The trading volumes on the counter more-than-doubled with a combined 18.19 million equity shares having changed hands on the NSE and BSE till 02:46 pm. In comparison, the S&P BSE Sensex was up 0.40 per cent at 60,297 points. In the past three months, SBI has underperformed the market by gaining 11 per cent, as compared to a 15 per cent rally in the Sensex.
SBI appears well-positioned to report a strong uptick in earnings, led by moderation in credit costs, as the bank has strengthened its balance sheet and increased its PCR (incl. TWO) to around 86 per cent, according to analysts.
"SBI has shown strong improvement in asset quality, with GNPAs declining 43 per cent in the past three years and PCR increasing to 68 per cent (this hovered around the 40s four years ago). Fresh slippage also moderated sharply to 1.2 per cent in FY21 (2.5 per cent in 1QFY22), lower v/s many private peers," Motilal Oswal Financial Services said in its Q2 results preview. SBI inarguably has one of the best liability franchises (CASA mix: ~46 per cent) and this puts it in a better position to manage yield pressure; moreover, a low cost of deposits would continue to support margins, to a large extent, the brokerage firm added.
According to ICICI Securities, in Q2, SBI’s net interest income (NII) is seen flat year-on-year (YoY) at Rs 28,000 crore, with loan growth expected to improve 8 per cent YoY to Rs 25.8 trillion and 9.5 per cent YoY growth in deposits is estimated. Non-interest income seen improving to Rs 11,000 crore, up from Rs 8,500 crore in Q1FY21, led by higher fee income due to unlock.
Net interest margins (NIMs) are seen stable with expectations of firming up later, the brokerage said. "We factor in normalised slippages and overall provisions of Rs 9,200 crore vs.
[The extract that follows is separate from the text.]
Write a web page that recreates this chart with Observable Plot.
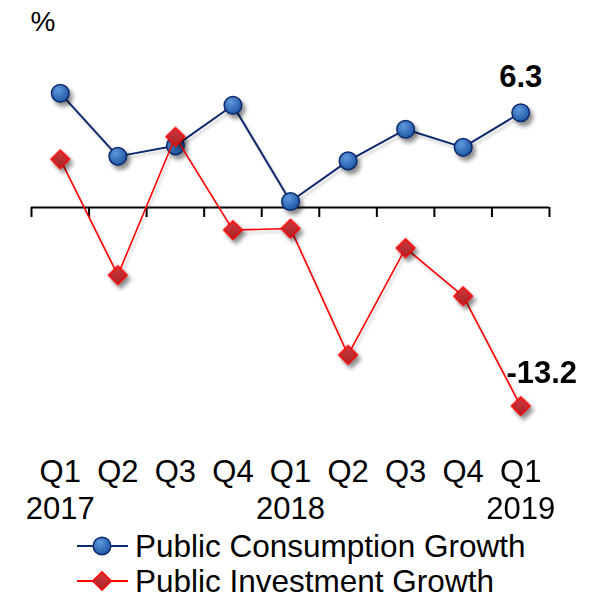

Rs 8,920 crore QoQ. Hence, net profit is likely to grow to Rs 6,854 crore, rising 50 per cent YoY," it added.
As per YES Securities: In Q2, SBI’s NIM will improve slightly due to somewhat lower interest reversals and changing loan mix. DICGC insurance cost being an even quarter phenomenon would show up in 2QFY22. Non- interest income would be slightly lower sequentially as lower trading profit would offset the improvement in fee income. Provisions would decline sequentially somewhat as the bank has a relatively smaller underlying stressed book but there was no significant upfronting of provisions in 1QFY22.